The Grind (#184)
Three years ago, inspired by Brian Scudamore and Cam Herold, I wrote a Vivid Vision for our company describing what Acceleration Partners will look and feel like by January 1st, 2020. It includes some very ambitious goals, most of which we’ve met or exceeded and a few that are within range. This Vivid Vision is shared with all new employees, prospective employees and partners.
As January 2020 approaches, I have been simultaneously reflecting on the journey and thinking ahead to our company’s future; what AP will look and feel like in 2023.
Serendipitously, in the middle of drafting a new Vivid Vision for our company, I had the opportunity to climb the Grouse Grind, a 1.8 mile hike up Grouse Mountain in Vancouver, BC with 2,800 feet of elevation gain and 2,830 stairs up to the summit. It’s affectionately called “Mother Nature’s Stairmaster” and is a mental and physical exercise in resilience.
As I made the climb up with a friend, I came to appreciate that the Grouse Grind trail is a powerful metaphor for any difficult challenge. Each quarter of the ascent also mirrors aspects of our company’s Vivid Vision 2020 journey.
The First Quarter
When we started up Grouse Mountain, we had a lot of energy and optimism. The reality of what lay ahead had not yet sunk in. As a result, our pace was probably faster than it should have been at the outset. I also drank far too much of my water too early. In retrospect, this reminded me how important it is to pace yourself and conserve energy when faced with a long, challenging experience as you may need to tap into those reserves when the going really gets tough. If your journey is going better than expected once you get past the halfway point, that’s the time to turn up the pace.
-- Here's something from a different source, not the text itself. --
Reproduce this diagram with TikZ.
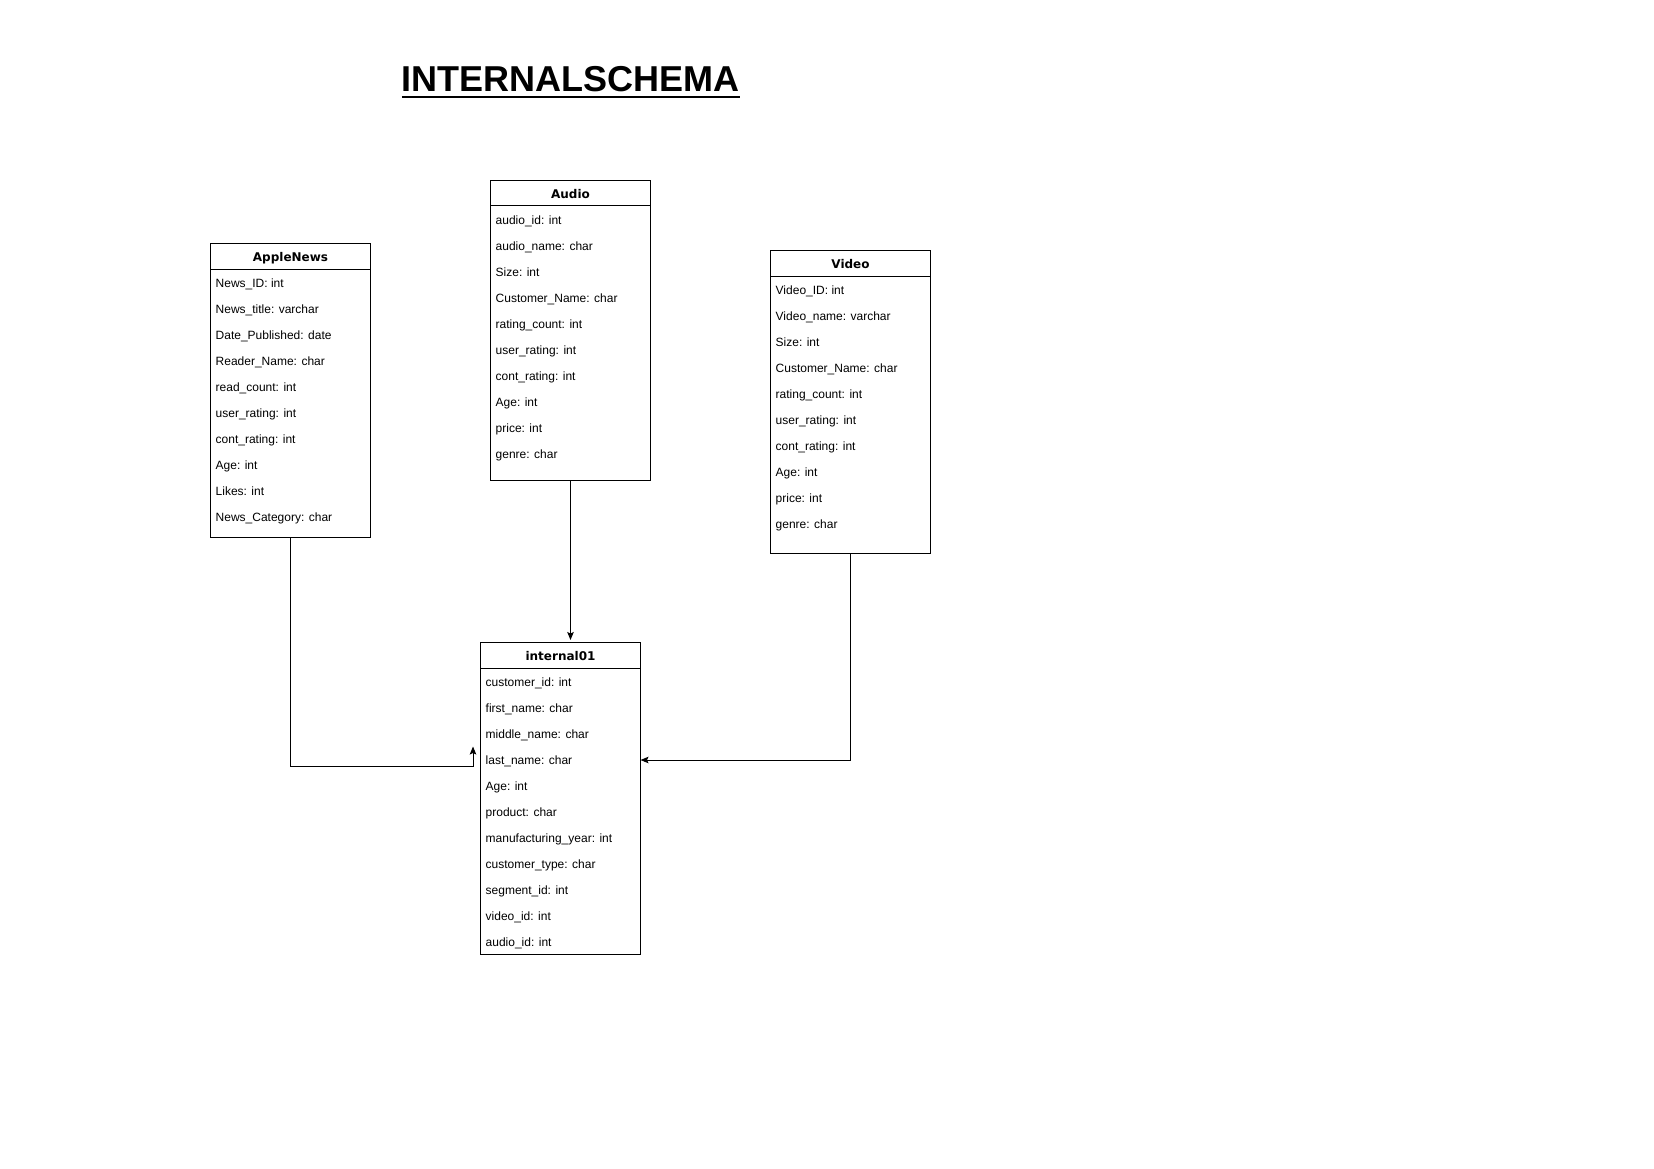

But if you need reserves and don’t have them, believe me, you’ll feel it.
Similar to many endeavors, the halfway point is a great time for reflection and assessment about how you’re feeling and what your supply situation is looking like. It can also be a time to mentally readjust to get through the remainder of the climb based on the reality of the first half. In our case, we realized that reaching the time goal we’d set for ourselves wouldn’t be possible. So, we set a new one.
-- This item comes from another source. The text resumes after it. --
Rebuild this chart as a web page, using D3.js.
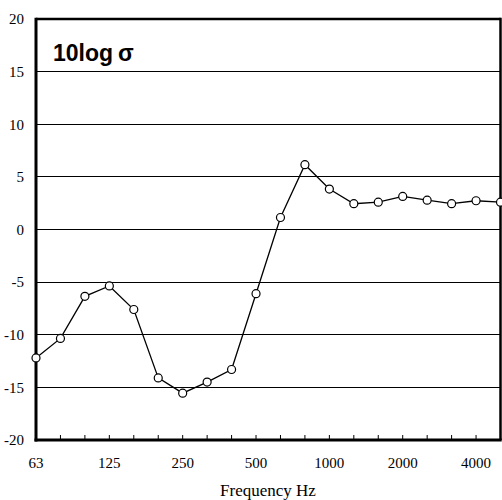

In relation to both our climb and AP’s path to reaching our 2020 Vivid Vision, the three-quarters portion of the journey typically comprises the greatest challenges. On Grouse Mountain, the three-quarters section was the steepest part of the climb. Fatigue set in and I became too focused on each step; I lost perspective of the fact that we were 75% of the way to the summit. This same phenomenon often presents itself in one’s business, especially when progress goals are high.
There are numerous studies on the burst of energy that people get in the last leg of a race or upon seeing the finish line. I certainly experienced this on my hike. Even though I was exhausted, as soon as the summit came into view, I began to sprint. The desire to reach the goal overrode how my body felt.
This made me realize that the most dangerous part of a difficult endeavor is the point in between the three-quarter mark and the finish; when you are mentally or physical exhausted, but don’t yet have the top of the summit in sight.
Upon reaching the summit, I made a video for my team to remind them that the finish line for our Vivid Vision was only a few quarters away. This is something my leadership team had been asking me to do as my sights were already on our 2023 Vivid Vision. As someone who spends a lot of time looking ahead, I had failed to understand that my team is still in the three-quarters section and has been feeling the strain of the steepest part of the climb without seeing the summit.
My advice for both a tough climb and a big goal is this:
- Start slower than you think you need to.
- Reassess and adjust halfway to your goal.
- When you reach the three-quarters point, remember to look forward and
- Last, but not least, make sure to keep that finish line in sight.
Quote of The Week
“The best view comes after the hardest climb.”